Why You Won't See Grape Ice Cream On Store Shelves

When perusing the freezer aisle, you'll see all sorts of different ice cream flavors, from classics like vanilla and chocolate to wild cards like everything bagel and Dijon mustard. However, you might have noticed that across pretty much all brands, grape ice cream is conspicuously absent.

One of the biggest reasons for this is the texture of grapes. Grapes are more than 80% water, meaning they have a high capacity for forming ice crystals when frozen. These ice crystals break the cell walls as they form and expand, essentially causing the grapes' internal structure to collapse, leaving us with slimy grape mush. Not very appetizing.

Sure, the texture problem could be somewhat mitigated by pureeing the grapes, which would break down the cell walls and prevent them from becoming chunky and slimy in the ice cream. That being said, pureeing grapes on a large scale takes a lot of time and effort, and usually results in juice, not a puree. As such, it's simply not worth it for our favorite ice cream brands to go that extra mile.

Grape flavor is finicky to nail down

Given the challenges of using real grapes in ice cream, you might wonder why ice cream brands don't simply use artificial grape flavor. After all, this would eliminate the need to use real grapes. However, as many of us have experienced, artificial grape flavor tastes quite different from the grapes we're familiar with.

This artificial flavor is made with a chemical called methyl anthranilate, which is indeed found in purple Concord grapes. While Concord grapes are certainly a  popular types of grape, their taste differs significantly from that of varieties like Thompson and Crimson seedless grapes.

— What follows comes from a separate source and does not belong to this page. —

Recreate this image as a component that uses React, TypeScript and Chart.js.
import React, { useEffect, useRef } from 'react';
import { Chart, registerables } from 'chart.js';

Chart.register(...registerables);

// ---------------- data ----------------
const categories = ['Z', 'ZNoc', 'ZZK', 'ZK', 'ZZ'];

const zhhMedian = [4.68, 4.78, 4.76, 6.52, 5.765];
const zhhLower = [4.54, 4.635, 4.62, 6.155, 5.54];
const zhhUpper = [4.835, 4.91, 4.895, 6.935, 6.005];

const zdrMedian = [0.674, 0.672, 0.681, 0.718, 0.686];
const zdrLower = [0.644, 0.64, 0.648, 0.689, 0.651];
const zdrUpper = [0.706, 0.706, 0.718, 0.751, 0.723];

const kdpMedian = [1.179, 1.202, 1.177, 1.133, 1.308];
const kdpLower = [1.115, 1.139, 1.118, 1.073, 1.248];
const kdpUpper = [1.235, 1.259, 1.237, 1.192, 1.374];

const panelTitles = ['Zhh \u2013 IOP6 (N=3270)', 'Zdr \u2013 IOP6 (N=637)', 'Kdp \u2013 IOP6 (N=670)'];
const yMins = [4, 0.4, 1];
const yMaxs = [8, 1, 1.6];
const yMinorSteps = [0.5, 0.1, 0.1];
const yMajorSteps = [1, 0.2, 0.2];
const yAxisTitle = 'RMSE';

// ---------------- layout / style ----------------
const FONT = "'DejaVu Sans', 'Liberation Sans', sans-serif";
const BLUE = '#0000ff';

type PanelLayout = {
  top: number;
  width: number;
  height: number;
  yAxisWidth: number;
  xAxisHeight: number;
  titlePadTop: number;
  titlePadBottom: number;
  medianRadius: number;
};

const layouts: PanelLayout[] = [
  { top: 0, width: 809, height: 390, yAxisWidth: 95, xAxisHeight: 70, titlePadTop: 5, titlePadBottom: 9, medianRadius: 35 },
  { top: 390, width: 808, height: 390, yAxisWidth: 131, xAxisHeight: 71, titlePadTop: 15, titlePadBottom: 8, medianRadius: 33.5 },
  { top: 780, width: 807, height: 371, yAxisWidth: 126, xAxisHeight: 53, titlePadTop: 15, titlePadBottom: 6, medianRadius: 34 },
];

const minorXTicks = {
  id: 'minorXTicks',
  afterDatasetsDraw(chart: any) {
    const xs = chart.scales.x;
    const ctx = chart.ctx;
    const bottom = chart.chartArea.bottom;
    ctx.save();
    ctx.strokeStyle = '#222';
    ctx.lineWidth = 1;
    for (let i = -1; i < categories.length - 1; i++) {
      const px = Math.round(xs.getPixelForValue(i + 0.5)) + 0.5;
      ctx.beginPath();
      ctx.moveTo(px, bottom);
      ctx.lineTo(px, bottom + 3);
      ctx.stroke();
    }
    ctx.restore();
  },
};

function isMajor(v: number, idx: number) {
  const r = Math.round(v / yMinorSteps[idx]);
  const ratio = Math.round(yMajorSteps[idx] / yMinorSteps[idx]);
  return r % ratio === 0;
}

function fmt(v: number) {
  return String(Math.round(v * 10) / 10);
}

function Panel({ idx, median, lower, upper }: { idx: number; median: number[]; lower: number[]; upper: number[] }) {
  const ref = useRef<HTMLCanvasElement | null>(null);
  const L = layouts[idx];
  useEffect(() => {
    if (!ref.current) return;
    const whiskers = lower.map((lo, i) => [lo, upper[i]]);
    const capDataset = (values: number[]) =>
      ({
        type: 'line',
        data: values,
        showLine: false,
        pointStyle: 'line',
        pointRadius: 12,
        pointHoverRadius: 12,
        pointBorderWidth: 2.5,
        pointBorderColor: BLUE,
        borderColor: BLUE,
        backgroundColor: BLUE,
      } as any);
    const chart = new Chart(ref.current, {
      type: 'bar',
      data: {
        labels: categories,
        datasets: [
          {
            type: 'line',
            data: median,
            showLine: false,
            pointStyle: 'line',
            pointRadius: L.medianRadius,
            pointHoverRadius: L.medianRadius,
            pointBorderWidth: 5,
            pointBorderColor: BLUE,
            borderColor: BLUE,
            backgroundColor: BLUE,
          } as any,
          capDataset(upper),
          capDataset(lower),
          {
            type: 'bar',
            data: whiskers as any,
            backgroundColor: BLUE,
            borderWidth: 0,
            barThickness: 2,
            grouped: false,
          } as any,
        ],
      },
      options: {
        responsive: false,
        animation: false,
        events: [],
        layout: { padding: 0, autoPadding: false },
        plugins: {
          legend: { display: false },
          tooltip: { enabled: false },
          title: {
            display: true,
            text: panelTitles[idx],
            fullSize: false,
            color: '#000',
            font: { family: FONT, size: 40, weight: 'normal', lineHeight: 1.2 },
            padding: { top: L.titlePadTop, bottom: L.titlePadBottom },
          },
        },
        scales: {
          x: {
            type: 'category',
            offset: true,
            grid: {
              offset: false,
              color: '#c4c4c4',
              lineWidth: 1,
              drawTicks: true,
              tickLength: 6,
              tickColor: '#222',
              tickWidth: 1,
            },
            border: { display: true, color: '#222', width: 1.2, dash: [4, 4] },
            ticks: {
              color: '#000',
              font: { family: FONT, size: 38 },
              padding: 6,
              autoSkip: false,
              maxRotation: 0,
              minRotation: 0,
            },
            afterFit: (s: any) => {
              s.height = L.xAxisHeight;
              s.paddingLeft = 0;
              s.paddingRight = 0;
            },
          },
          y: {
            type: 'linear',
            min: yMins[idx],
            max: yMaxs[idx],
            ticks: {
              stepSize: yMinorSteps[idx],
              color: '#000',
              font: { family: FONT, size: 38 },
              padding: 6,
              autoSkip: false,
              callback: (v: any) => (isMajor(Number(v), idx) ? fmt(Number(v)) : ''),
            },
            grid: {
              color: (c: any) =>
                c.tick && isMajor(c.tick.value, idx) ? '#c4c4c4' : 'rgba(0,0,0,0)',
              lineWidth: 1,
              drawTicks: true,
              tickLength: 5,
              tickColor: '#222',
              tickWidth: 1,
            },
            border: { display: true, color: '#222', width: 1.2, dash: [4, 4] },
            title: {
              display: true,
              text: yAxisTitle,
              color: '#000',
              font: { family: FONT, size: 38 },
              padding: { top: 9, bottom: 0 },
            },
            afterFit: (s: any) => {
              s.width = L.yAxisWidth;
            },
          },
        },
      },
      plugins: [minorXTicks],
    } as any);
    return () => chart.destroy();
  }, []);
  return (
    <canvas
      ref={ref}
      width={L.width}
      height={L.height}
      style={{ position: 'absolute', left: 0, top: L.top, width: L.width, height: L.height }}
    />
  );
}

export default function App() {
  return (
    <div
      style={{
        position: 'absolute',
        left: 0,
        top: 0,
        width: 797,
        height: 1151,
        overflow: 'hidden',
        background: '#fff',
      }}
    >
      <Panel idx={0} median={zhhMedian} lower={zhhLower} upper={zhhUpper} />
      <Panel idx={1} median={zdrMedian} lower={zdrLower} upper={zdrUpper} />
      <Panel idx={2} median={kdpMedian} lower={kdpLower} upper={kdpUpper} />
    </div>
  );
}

The latter, also known as table grapes, are more commonly eaten as snacks, and their complex taste is what we typically associate with true grape flavor. In contrast, Concord grapes are more often used in juices and jams.

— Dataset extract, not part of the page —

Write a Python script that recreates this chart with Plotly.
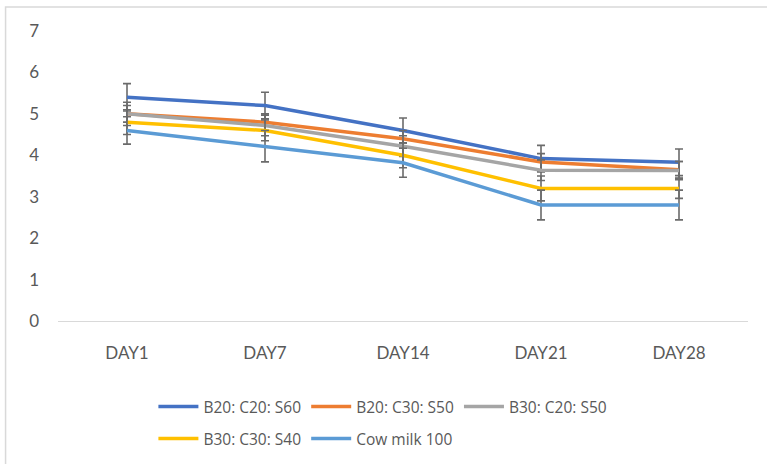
import plotly.graph_objects as go

days = ["DAY1", "DAY7", "DAY14", "DAY21", "DAY28"]
names = ["B20: C20: S60", "B20: C30: S50", "B30: C20: S50", "B30: C30: S40", "Cow milk 100"]
s1 = [5.4, 5.2, 4.6, 3.92, 3.83]
s2 = [5.0, 4.8, 4.4, 3.84, 3.65]
s3 = [5.0, 4.72, 4.22, 3.64, 3.63]
s4 = [4.8, 4.6, 4.0, 3.2, 3.2]
s5 = [4.6, 4.22, 3.82, 2.8, 2.8]
e1 = [0.33, 0.32, 0.30, 0.32, 0.32]
e2 = [0.20, 0.20, 0.20, 0.20, 0.20]
e3 = [0.28, 0.25, 0.25, 0.25, 0.22]
e4 = [0.30, 0.25, 0.30, 0.30, 0.24]
e5 = [0.33, 0.38, 0.35, 0.36, 0.36]

series = [s1, s2, s3, s4, s5]
errors = [e1, e2, e3, e4, e5]
colors = ["#4472C4", "#ED7D31", "#A5A5A5", "#FFC000", "#5B9BD5"]
legends = ["legend", "legend", "legend", "legend2", "legend2"]

fig = go.Figure()
for n, s, e, c, lg in zip(names, series, errors, colors, legends):
    fig.add_trace(go.Scatter(
        x=days, y=s, name=n, mode="lines",
        line=dict(color=c, width=3.5),
        error_y=dict(type="data", array=e, visible=True, color="#6b6b6b", thickness=1.6, width=4),
        legend=lg,
    ))

tickfont = dict(family="Lato, Carlito, sans-serif", size=17, color="#595959")
legfont = dict(family="Open Sans, sans-serif", size=15.5, color="#595959")
fig.update_layout(
    width=767, height=464,
    margin=dict(l=58, r=19, t=31, b=143, autoexpand=False),
    paper_bgcolor="white", plot_bgcolor="white",
    font=tickfont,
    showlegend=True,
    legend=dict(orientation="h", xref="container", yref="container", x=0.2, xanchor="left",
                y=0.123, yanchor="middle",
                font=legfont, bgcolor="rgba(0,0,0,0)", itemwidth=40, traceorder="normal"),
    legend2=dict(orientation="h", xref="container", yref="container", x=0.2, xanchor="left",
                 y=0.054, yanchor="middle",
                 font=legfont, bgcolor="rgba(0,0,0,0)", itemwidth=40, traceorder="normal"),
    xaxis=dict(type="category", range=[-0.5, 4.5], showgrid=False, showline=True,
               linecolor="#d9d9d9", linewidth=1, zeroline=False, ticks="",
               ticklabelstandoff=17, tickfont=tickfont),
    yaxis=dict(range=[0, 7], dtick=1, showgrid=False, showline=False, zeroline=False,
               ticks="", ticklabelstandoff=18, tickfont=tickfont),
    shapes=[dict(type="rect", xref="paper", yref="paper",
                 x0=-0.076, x1=1.2, y0=-0.6, y1=1.083,
                 line=dict(color="#d9d9d9", width=1.5), fillcolor="rgba(0,0,0,0)", layer="below")],
)
fig.write_html("out.html", post_script="document.body.style.margin='0';",
               config={"displayModeBar": False})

All in all, whether ice cream brands opt for artificial grape flavor or juice from fresh Concord grapes, the result would be a frozen dessert that doesn't quite taste like the grapes we're accustomed to eating.

Ice cream and grapes just don't mix in our minds

Yet another reason why brands don't put grape-flavored ice cream on store shelves is the financial risk. Simply put, when most customers think of ice cream flavors, grape doesn't usually come to mind. Cherry, strawberry, banana, yes, but grape? Not so much. And even if some people were interested, brands would have to consider whether the grape ice cream enthusiasts would actually purchase enough to make the investment profitable.

Moreover, the flavor notes of most grapes might make for an odd pairing with ice cream. For instance, Concord grapes are very musky and acidic. In winemaking, these grapes are often diluted and mixed with sugar to tame their taste. Thompson grapes, on the other hand, have a mild taste that's somewhere between sweet and tart. However, tart and acidic flavors border on being sour, which isn't a taste that's in high demand in dairy products like ice cream. We'll stick with strawberries when we crave a fruity ice cream fix, thanks.